Sorteando arroyos, piedras y hongos.

Caminamos casi sin tomar descansos porque el recorrido es largo, porque la curiosidad es más fuerte, y porque cuando sentimos que ya no podremos dar un paso más hacia arriba sobre el terreno húmedo y en partes resbalosos aparece, como por arte de magia, una planicie abierta, una pradera, uno de los siete valles que se deben cruzar antes de llegar al octavo, nuestra meta, donde además de formarse un lago temporal (en época de lluvias), nos espera la recompensa: un ramen con hongos de la zona.

Izq.: nuestra colación para seguir rumbo. Der.: recolectando hongos para la comida.

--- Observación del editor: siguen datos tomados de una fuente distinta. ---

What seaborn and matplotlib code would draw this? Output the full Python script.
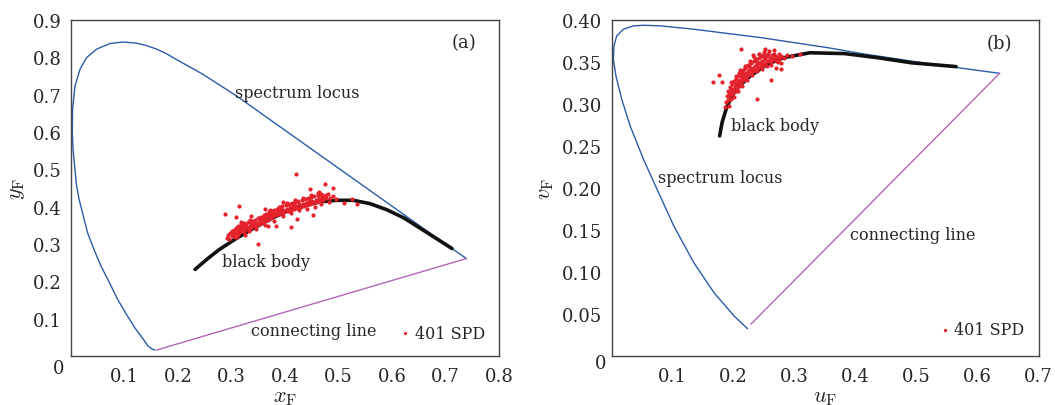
import matplotlib
matplotlib.use("Agg")
import matplotlib.pyplot as plt
import seaborn as sns

# ---- panel (a): x_F / y_F chromaticity ----
locus_a_x = [0.157, 0.151, 0.144, 0.135, 0.119, 0.103, 0.087, 0.072, 0.056, 0.043, 0.031,
             0.015, 0.010, 0.0068, 0.004, 0.0024, 0.003, 0.0074, 0.0168, 0.029, 0.048,
             0.073, 0.097, 0.122, 0.140, 0.160, 0.178, 0.196, 0.246, 0.309, 0.371, 0.434,
             0.496, 0.559, 0.622, 0.685, 0.739]
locus_a_y = [0.016, 0.019, 0.027, 0.045, 0.076, 0.113, 0.152, 0.196, 0.241, 0.285, 0.330,
             0.420, 0.460, 0.509, 0.550, 0.598, 0.661, 0.723, 0.768, 0.799, 0.822,
             0.837, 0.841, 0.838, 0.832, 0.822, 0.810, 0.795, 0.755, 0.697, 0.634, 0.570,
             0.507, 0.443, 0.379, 0.315, 0.261]
connect_a_x = [0.739, 0.160]
connect_a_y = [0.261, 0.016]
body_a_x = [0.232, 0.254, 0.276, 0.308, 0.340, 0.371, 0.403, 0.434, 0.465, 0.496, 0.528,
            0.559, 0.590, 0.622, 0.665, 0.712]
body_a_y = [0.232, 0.259, 0.284, 0.314, 0.341, 0.366, 0.387, 0.402, 0.413, 0.417, 0.417,
            0.408, 0.392, 0.370, 0.331, 0.288]
spd_a_x = [0.291, 0.294, 0.296, 0.298, 0.300, 0.302, 0.303, 0.305, 0.306, 0.308, 0.309, 0.311,
           0.312, 0.313, 0.314, 0.316, 0.317, 0.318, 0.319, 0.321, 0.322, 0.323, 0.324, 0.325,
           0.327, 0.328, 0.330, 0.331, 0.333, 0.334, 0.336, 0.337, 0.339, 0.341, 0.343, 0.344,
           0.346, 0.348, 0.350, 0.351, 0.353, 0.355, 0.356, 0.358, 0.360, 0.361, 0.363, 0.365,
           0.366, 0.368, 0.370, 0.371, 0.373, 0.375, 0.376, 0.378, 0.380, 0.381, 0.383, 0.385,
           0.386, 0.388, 0.390, 0.391, 0.393, 0.395, 0.397, 0.399, 0.401, 0.403, 0.405, 0.407,
           0.409, 0.411, 0.413, 0.415, 0.417, 0.419, 0.421, 0.423, 0.425, 0.427, 0.429, 0.431,
           0.433, 0.435, 0.437, 0.439, 0.441, 0.443, 0.445, 0.447, 0.449, 0.451, 0.453, 0.455,
           0.457, 0.459, 0.461, 0.463, 0.465, 0.467, 0.469, 0.471, 0.474, 0.477, 0.480, 0.484,
           0.489, 0.495,
           0.300, 0.310, 0.318, 0.326, 0.335, 0.345, 0.352, 0.362, 0.372, 0.379, 0.388, 0.396,
           0.404, 0.412, 0.418, 0.426, 0.434, 0.442, 0.448, 0.456, 0.462, 0.468, 0.476, 0.482,
           0.320, 0.343, 0.367, 0.392, 0.416, 0.444,
           0.421, 0.475, 0.490, 0.447, 0.314, 0.288, 0.308, 0.349, 0.411, 0.397, 0.362, 0.464,
           0.470, 0.453, 0.510, 0.526, 0.535, 0.423, 0.383, 0.369, 0.336]
spd_a_y = [0.316, 0.323, 0.314, 0.329, 0.321, 0.333, 0.325, 0.338, 0.319, 0.330, 0.343, 0.334,
           0.327, 0.348, 0.340, 0.332, 0.345, 0.353, 0.337, 0.349, 0.342, 0.331, 0.355, 0.346,
           0.339, 0.351, 0.344, 0.358, 0.336, 0.349, 0.354, 0.343, 0.361, 0.352, 0.347, 0.365,
           0.357, 0.350, 0.369, 0.360, 0.354, 0.372, 0.364, 0.358, 0.378, 0.369, 0.361, 0.381,
           0.373, 0.365, 0.386, 0.377, 0.370, 0.389, 0.381, 0.374, 0.392, 0.384, 0.377, 0.395,
           0.387, 0.380, 0.398, 0.390, 0.383, 0.401, 0.392, 0.386, 0.404, 0.395, 0.389, 0.406,
           0.398, 0.392, 0.409, 0.401, 0.394, 0.412, 0.403, 0.397, 0.414, 0.406, 0.399, 0.417,
           0.408, 0.401, 0.420, 0.411, 0.404, 0.423, 0.413, 0.406, 0.426, 0.416, 0.409, 0.429,
           0.419, 0.412, 0.431, 0.422, 0.415, 0.434, 0.424, 0.417, 0.429, 0.422, 0.433, 0.424,
           0.428, 0.421,
           0.335, 0.320, 0.358, 0.325, 0.364, 0.340, 0.370, 0.352, 0.390, 0.362, 0.398, 0.375,
           0.410, 0.382, 0.418, 0.390, 0.424, 0.395, 0.432, 0.400, 0.436, 0.406, 0.432, 0.412,
           0.336, 0.356, 0.376, 0.393, 0.405, 0.418,
           0.487, 0.462, 0.449, 0.447, 0.402, 0.381, 0.373, 0.301, 0.346, 0.413, 0.395, 0.440,
           0.432, 0.378, 0.411, 0.420, 0.408, 0.366, 0.348, 0.347, 0.375]

# ---- panel (b): u_F / v_F chromaticity ----
locus_b_x = [0.2227, 0.2007, 0.1677, 0.1347, 0.1017, 0.0797, 0.0522, 0.0302, 0.0165, 0.0071,
             0.0027, 0.0038, 0.0082, 0.0192, 0.0357, 0.0522, 0.0797, 0.1347, 0.1897, 0.2447,
             0.2997, 0.3547, 0.4097, 0.4646, 0.5196, 0.5746, 0.636]
locus_b_y = [0.0325, 0.0476, 0.0754, 0.111, 0.155, 0.190, 0.234, 0.274, 0.3056, 0.333,
             0.353, 0.369, 0.381, 0.389, 0.393, 0.3937, 0.393, 0.389, 0.384, 0.379,
             0.373, 0.367, 0.360, 0.354, 0.348, 0.3425, 0.3365]
connect_b_x = [0.636, 0.228]
connect_b_y = [0.3365, 0.0377]
body_b_x = [0.177, 0.181, 0.1885, 0.196, 0.205, 0.2267, 0.254, 0.281, 0.325, 0.382,
            0.437, 0.492, 0.5646]
body_b_y = [0.262, 0.278, 0.296, 0.308, 0.3185, 0.333, 0.347, 0.355, 0.361, 0.360,
            0.355, 0.349, 0.3445]
spd_b_x = [0.187, 0.189, 0.190, 0.191, 0.192, 0.193, 0.194, 0.195, 0.196, 0.197, 0.198, 0.199,
           0.200, 0.201, 0.202, 0.203, 0.204, 0.205, 0.206, 0.207, 0.208, 0.209, 0.210, 0.211,
           0.212, 0.213, 0.214, 0.215, 0.216, 0.217, 0.218, 0.219, 0.220, 0.221, 0.222, 0.223,
           0.224, 0.225, 0.227, 0.228, 0.229, 0.231, 0.232, 0.233, 0.235, 0.236, 0.237, 0.239,
           0.240, 0.241, 0.243, 0.244, 0.245, 0.247, 0.248, 0.249, 0.251, 0.252, 0.254, 0.256,
           0.257, 0.259, 0.261, 0.263, 0.265, 0.267, 0.269, 0.271, 0.274, 0.277, 0.282, 0.288,
           0.296,
           0.192, 0.196, 0.200, 0.203, 0.207, 0.210, 0.214, 0.218, 0.222, 0.226, 0.230, 0.234,
           0.238, 0.242, 0.246, 0.250, 0.255, 0.258, 0.262, 0.266, 0.270, 0.274, 0.278, 0.204,
           0.215, 0.226, 0.238, 0.250, 0.262, 0.272,
           0.2125, 0.176, 0.1656, 0.181, 0.2387, 0.2617, 0.251, 0.266, 0.241, 0.2775, 0.309,
           0.224, 0.209, 0.185, 0.232]
spd_b_y = [0.302, 0.310, 0.305, 0.316, 0.309, 0.313, 0.320, 0.306, 0.317, 0.312, 0.324, 0.318,
           0.314, 0.327, 0.321, 0.316, 0.330, 0.324, 0.319, 0.333, 0.327, 0.322, 0.335, 0.329,
           0.325, 0.338, 0.332, 0.328, 0.340, 0.334, 0.330, 0.343, 0.337, 0.332, 0.345, 0.339,
           0.335, 0.347, 0.341, 0.337, 0.349, 0.343, 0.339, 0.351, 0.345, 0.341, 0.353, 0.347,
           0.343, 0.355, 0.349, 0.345, 0.357, 0.351, 0.347, 0.359, 0.353, 0.349, 0.357, 0.351,
           0.360, 0.355, 0.350, 0.358, 0.353, 0.357, 0.351, 0.356, 0.353, 0.357, 0.355, 0.358,
           0.357,
           0.298, 0.326, 0.308, 0.333, 0.316, 0.340, 0.322, 0.345, 0.328, 0.351, 0.334, 0.356,
           0.339, 0.360, 0.342, 0.362, 0.345, 0.363, 0.347, 0.359, 0.343, 0.360, 0.349, 0.325,
           0.336, 0.343, 0.350, 0.356, 0.355, 0.350,
           0.365, 0.335, 0.3267, 0.3267, 0.3056, 0.328, 0.365, 0.364, 0.359, 0.342, 0.359,
           0.346, 0.337, 0.297, 0.358]

BLUE = "#2b5ca8"
MAGENTA = "#b565b5"
RED = "#e3222b"

sns.set_style("white")
plt.rcParams["font.family"] = ["DejaVu Serif"]
plt.rcParams["mathtext.fontset"] = "cm"


def draw_panel(ax, lx, ly, cx, cy, bx, by, sx, sy):
    sns.lineplot(x=lx, y=ly, sort=False, estimator=None, color=BLUE, linewidth=1.0, ax=ax)
    sns.lineplot(x=cx, y=cy, sort=False, estimator=None, color=MAGENTA, linewidth=1.0, ax=ax)
    sns.lineplot(x=bx, y=by, sort=False, estimator=None, color="#111111", linewidth=2.6,
                 ax=ax, zorder=3)
    sns.scatterplot(x=sx, y=sy, color=RED, s=9, marker="o", linewidth=0, ax=ax,
                    label="401 SPD", zorder=4)
    for sp in ax.spines.values():
        sp.set_visible(True)
        sp.set_color("#444444")
        sp.set_linewidth(1.0)
    ax.tick_params(direction="in", length=4, width=1, color="#444444", labelsize=13,
                   top=False, right=False)
    ax.tick_params(axis="x", pad=8)
    ax.tick_params(axis="y", pad=7)


fig = plt.figure(figsize=(10.55, 4.06), dpi=100)
ax1 = fig.add_axes([0.0673, 0.1207, 0.4057, 0.8276])
ax2 = fig.add_axes([0.5798, 0.1207, 0.4047, 0.8276])

draw_panel(ax1, locus_a_x, locus_a_y, connect_a_x, connect_a_y,
           body_a_x, body_a_y, spd_a_x, spd_a_y)
ax1.set_xlim(0, 0.8)
ax1.set_ylim(0, 0.9)
ax1.set_xticks([0.1, 0.2, 0.3, 0.4, 0.5, 0.6, 0.7, 0.8])
ax1.set_xticklabels(["0.1", "0.2", "0.3", "0.4", "0.5", "0.6", "0.7", "0.8"])
ax1.set_yticks([0.1, 0.2, 0.3, 0.4, 0.5, 0.6, 0.7, 0.8, 0.9])
ax1.set_yticklabels(["0.1", "0.2", "0.3", "0.4", "0.5", "0.6", "0.7", "0.8", "0.9"])
ax1.text(-0.016, -0.035, "0", transform=ax1.transAxes, ha="right", va="center", fontsize=13)
ax1.set_xlabel(r"$x_\mathrm{F}$", fontsize=16, labelpad=0)
ax1.set_ylabel(r"$y_\mathrm{F}$", fontsize=16, labelpad=4)
ax1.text(0.307, 0.707, "spectrum locus", fontsize=11.5, va="center")
ax1.text(0.283, 0.254, "black body", fontsize=11.5, va="center")
ax1.text(0.336, 0.067, "connecting line", fontsize=11.5, va="center")
ax1.text(0.734, 0.84, "(a)", fontsize=13, ha="center", va="center")
ax1.legend(loc="lower right", frameon=False, fontsize=11.5, handletextpad=0.1,
           handlelength=1.0, markerscale=0.8, bbox_to_anchor=(1.0, 0.0))

draw_panel(ax2, locus_b_x, locus_b_y, connect_b_x, connect_b_y,
           body_b_x, body_b_y, spd_b_x, spd_b_y)
ax2.set_xlim(0, 0.7)
ax2.set_ylim(0, 0.40)
ax2.set_xticks([0.1, 0.2, 0.3, 0.4, 0.5, 0.6, 0.7])
ax2.set_xticklabels(["0.1", "0.2", "0.3", "0.4", "0.5", "0.6", "0.7"])
ax2.set_yticks([0.05, 0.10, 0.15, 0.20, 0.25, 0.30, 0.35, 0.40])
ax2.set_yticklabels(["0.05", "0.10", "0.15", "0.20", "0.25", "0.30", "0.35", "0.40"])
ax2.text(-0.012, -0.02, "0", transform=ax2.transAxes, ha="right", va="center", fontsize=13)
ax2.set_xlabel(r"$u_\mathrm{F}$", fontsize=16, labelpad=0)
ax2.set_ylabel(r"$v_\mathrm{F}$", fontsize=16, labelpad=4)
ax2.text(0.0759, 0.212, "spectrum locus", fontsize=11.5, va="center")
ax2.text(0.195, 0.274, "black body", fontsize=11.5, va="center")
ax2.text(0.3904, 0.1448, "connecting line", fontsize=11.5, va="center")
ax2.text(0.635, 0.373, "(b)", fontsize=13, ha="center", va="center")
ax2.legend(loc="lower right", frameon=False, fontsize=11.5, handletextpad=0.1,
           handlelength=1.0, markerscale=0.8, bbox_to_anchor=(1.0, 0.01))

fig.savefig("out.png", dpi=100)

Al comienzo de la caminata, cuando llevamos ya un buen tramo y alcanzamos uno de los primeros valles, donde unas rocas monumentales, que parecen obras de arte creadas por una antigua y extinta civilización de gigantes, pero cuyo origen es más bien volcánico, nos ofrecen una meditación guiada.

La intención no sólo es bajar los decibeles de ansiedad que traemos de la ciudad, también reconectar con el espacio natural.

A partir de ese momento, nuestros guías nos sugieren seguir el sendero del río en silencio, prolongar esta especie de contemplación espiritual que nos indujo la meditación.

De las praderas a la vegetación tupida.

Cada quien responde a su manera: la joven de Ucrania enciende un palo santo y humea el bosque; la diseñadora desenfunda su peluche y le hace una foto sobre el fondo rocoso. Intento observar en silencio la vegetación que respira en forma invisible y en esa contemplación intensa y casi obsesiva descubro los aromas del bosque.

De repente, el camino se vuelve angosto, esquivamos ramas y plantas, de a cada paso, éstas exhalan una mezcla de perfumes tan exquisitos que quisieras conservarlos en algún lado.

Muchos visitantes aprovechan para venir con sus mascotas.

Vana tarea, imposible, la de llevarse un recuerdo inmaterial. Aún así, olemos las hojas, las acariciamos para que dejen su fragancia en nuestras manos, gestos pequeños que nos guiarán a través de la memoria al souvenir intangible del bosque.

El fin del viaje es coronado con una comida en el octavo valle, a 3.500 metros de altitud.

El triunfo llega en el octavo valle: casi como si hubiéramos recorrido todos los círculos de La Divina Comedia, nos sentimos en el paraíso. Nos servimos un plato de ramen, un lujo en plena sierra, con el que cerramos una travesía que difícilmente habremos de olvidar.